Strengths: Handling unknown blur kernels is important to make SR really practical. The paper presents a novel blind algorithm that achieves state-of-the-art performance. The proposed network is based on the traditional alternating estimation. This makes the proposed approach intuitive and easy to understand. The proposed network is also easy to train as it is end-to-end. The proposed network model outperforms previous blind SR methods both in the quality and speed.

Weaknesses: While the evaluation is thorough, there are still some details missing, which makes the paper less convincing. - In Table 2, why is IDC not included? - It would be also interesting to see some comparisons and analysis on the quality of estimated blur kernels, e.g., visualization of estimated blur kernels, and qualitative and quantitative comparison against the ground truth blur kernels at different iterations. - There is only one real world example in Fig. 6. There are also some correctness issues that must be addressed. See the next item.

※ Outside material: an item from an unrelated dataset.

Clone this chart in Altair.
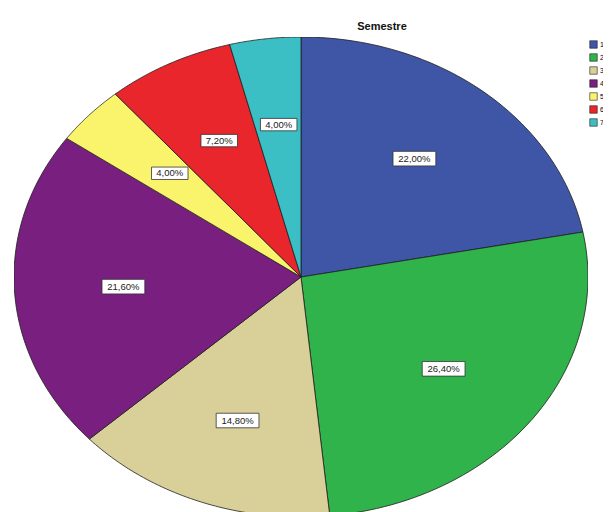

Correctness: There are some correctness issues about the description of the previous methods and Bayesian inference, which must be addressed. 1) 110: In literature, we can apply a denoising algorithm in the first place. ==> Typically, denoising algorithms can destroy high-frequency information around edges so that they can degrade the performance of the blur kernel estimation. - Zhong et al., Handling Noise in Single Image Deblurring using Directional Filters, CVPR 2013 - Tai and Lin, Motion-aware noise filtering for deblurring of noisy and blurry images, CVPR 2012 2) 113: The priori term is usually unknown and has no analytic expression. ==> No. In Bayesian statistics, a prior probability distribution expresses one's belief. Previous methods either model a prior distribution using some well-known distributions such as Gaussian distribution, Laplacian distributions, and Gaussian mixture models, or learn it from data (or the parameters of the distributions). In both cases, prior distributions have analytic expressions.

Clarity: Typos & grammatical errors: • "a", "an", and "the" are missing in many sentences. • 4: may not well compatible with ==> may not be compatible with • 72: in the Context of Bicubic ==> in the Context of Bicubic Interpolation • 104: Although ... improved but it requires ==> Although ... improved, it requires • 166: he ==> the • 192: batchsize ==> batch size • 113, 207: priori ==> prior • 242, 243: DNA ==> DAN 115: Previous methods decompose this problem into two sequential steps... ==> Please cite the previous works that uses such decomposition. 128: We alternately solve these two subproblems. ==> The proposed method adopts L1 loss functions that directly compare the estimated blur kernel and the SR image against the ground truth blur kernel and HR image, i.e., || k - k_gt ||_1 and || x - x_gt ||_1, only at the final iteration. Thus, it is not correct to claim that the proposed method solve Eq. (4), which is a typical alternating optimization formulation of previous blind SR or deblurring methods. It would be more correct to say that the proposed architecture is inspired by Eq. (4).

Relation to Prior Work: Yes.

Reproducibility: Yes

Additional Feedback: == Final recommendation == I think the paper can be definitely further improved. I am not fully satisfied with the rebuttal (epsecially because of the correctness issues that I mentioned in my original review). I also agree with the other reviewers that the paper is missing the evlauation on the quality of estimated blur kernels as I mentioned in my original review. Even though blur kernels are estimated in a reduced space transformed by PCA, they can be inverse transformed and visualized. Despite these shortcomings, I also agree with the other reviewers that the paper provides interesting ideas and significantly improved performance. Thus, I recommend the acceptance.